Como este tema es extraordinariamente delicado y muy personal, el presidente Mauricio Macri hizo bien en dejar en libertad a los parlamentarios miembros de su partido de votar de acuerdo a su conciencia y creo que esta fue también la decisión de los otros partidos políticos argentinos. Las razones por las que uno está a favor o en contra del aborto son muy diversas, resultan de creencias religiosas y elecciones éticas, y de ninguna manera debería prevalecer sobre ellas una consigna política.
Escribo este artículo el mismo día que los periódicos del mundo entero comentan el gran escándalo que vive Estados Unidos con motivo del informe que acaba de hacer público un jurado de Pensilvania revelando, luego de una investigación de varios años, que unos 300 sacerdotes de aquel estado cometieron abusos sexuales contra al menos un millar de niños y jóvenes, y que la jerarquía católica ocultó las denuncias y protegió a los abusadores de acuerdo a un sistema sutil, jurídico y eclesiástico, que consistía en desnaturalizar los abusos, mover a los pedófilos entre colegios y parroquias diversas, y negar sistemáticamente los hechos de acuerdo a un código de “ocultación de la verdad” que, por lo visto, conocía y ponía en práctica toda la institución, desde los más altos jerarcas hasta sus miembros más humildes. Esta complicidad funcionó a lo largo de unos 70 años y, por eso, el informe no tendrá muchos efectos prácticos, pues los delitos en la mayor parte de los casos han prescrito y los responsables han muerto. Pero no hay duda que semejante escándalo tendrá, como otros de la misma índole que se han hecho públicos en distantes partes del mundo en los últimos años, efectos muy negativos en el seno mismo de la iglesia.

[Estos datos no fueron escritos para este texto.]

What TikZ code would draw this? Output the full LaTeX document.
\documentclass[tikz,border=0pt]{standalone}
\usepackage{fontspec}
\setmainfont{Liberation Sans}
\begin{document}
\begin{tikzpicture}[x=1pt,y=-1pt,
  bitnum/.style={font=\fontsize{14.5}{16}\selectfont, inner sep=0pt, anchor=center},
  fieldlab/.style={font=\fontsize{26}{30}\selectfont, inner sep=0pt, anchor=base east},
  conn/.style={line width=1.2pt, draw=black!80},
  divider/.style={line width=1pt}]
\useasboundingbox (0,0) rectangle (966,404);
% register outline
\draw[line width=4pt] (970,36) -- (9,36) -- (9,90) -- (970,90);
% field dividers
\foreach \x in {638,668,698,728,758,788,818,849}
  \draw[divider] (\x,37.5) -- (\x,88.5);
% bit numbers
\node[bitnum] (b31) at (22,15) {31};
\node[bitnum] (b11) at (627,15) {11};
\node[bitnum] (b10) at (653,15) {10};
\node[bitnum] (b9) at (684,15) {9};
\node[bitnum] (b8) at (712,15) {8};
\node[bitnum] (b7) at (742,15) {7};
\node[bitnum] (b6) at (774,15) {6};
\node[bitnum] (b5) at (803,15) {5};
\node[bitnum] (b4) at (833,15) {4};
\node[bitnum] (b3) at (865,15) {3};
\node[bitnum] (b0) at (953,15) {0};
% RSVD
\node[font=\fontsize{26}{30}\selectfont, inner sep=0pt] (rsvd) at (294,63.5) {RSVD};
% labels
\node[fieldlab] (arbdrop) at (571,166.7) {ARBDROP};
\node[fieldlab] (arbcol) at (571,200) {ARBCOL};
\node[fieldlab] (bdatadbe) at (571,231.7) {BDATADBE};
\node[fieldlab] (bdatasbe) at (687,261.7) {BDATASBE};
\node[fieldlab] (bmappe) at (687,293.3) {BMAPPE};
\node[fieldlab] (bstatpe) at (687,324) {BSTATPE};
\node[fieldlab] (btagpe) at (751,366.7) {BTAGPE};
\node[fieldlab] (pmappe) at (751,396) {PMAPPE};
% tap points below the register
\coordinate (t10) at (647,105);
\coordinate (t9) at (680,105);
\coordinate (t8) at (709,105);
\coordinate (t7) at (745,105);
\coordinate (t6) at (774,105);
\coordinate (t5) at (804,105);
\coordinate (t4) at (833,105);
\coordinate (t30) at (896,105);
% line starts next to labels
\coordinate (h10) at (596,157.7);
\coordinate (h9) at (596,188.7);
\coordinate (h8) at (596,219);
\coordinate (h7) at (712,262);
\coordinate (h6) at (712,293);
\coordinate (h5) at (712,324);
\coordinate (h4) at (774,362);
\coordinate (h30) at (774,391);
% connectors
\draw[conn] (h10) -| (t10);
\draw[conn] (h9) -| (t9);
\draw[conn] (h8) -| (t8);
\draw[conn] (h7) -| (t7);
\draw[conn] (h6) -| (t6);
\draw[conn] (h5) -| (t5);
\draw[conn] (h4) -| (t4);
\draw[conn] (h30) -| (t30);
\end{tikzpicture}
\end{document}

¿A qué viene esto? A que una institución objeto de revelaciones tan horrendas como el abuso sexual de niños y jóvenes por parte de sus propios religiosos, debía ser menos intolerante e inflexible sobre un tema tan doloroso como el del aborto, al que siempre se ha opuesto con ferocidad, prescindiendo de los matices y las razones especiales, y condenando sin contemplaciones a las madres desgraciadas que recurren a él. No siempre las acciones humanas pueden ser divididas entre buenas y malas, hay casos —y el aborto es uno de ellos— donde la bondad y la maldad no se distinguen tan nítidamente y es preciso sopesarlos con mucho cuidado y, sea cualquiera la decisión que se tome, aceptar que se tomó sin alegría e incluso lamentándolo porque la otra decisión hubiera sido sin duda peor.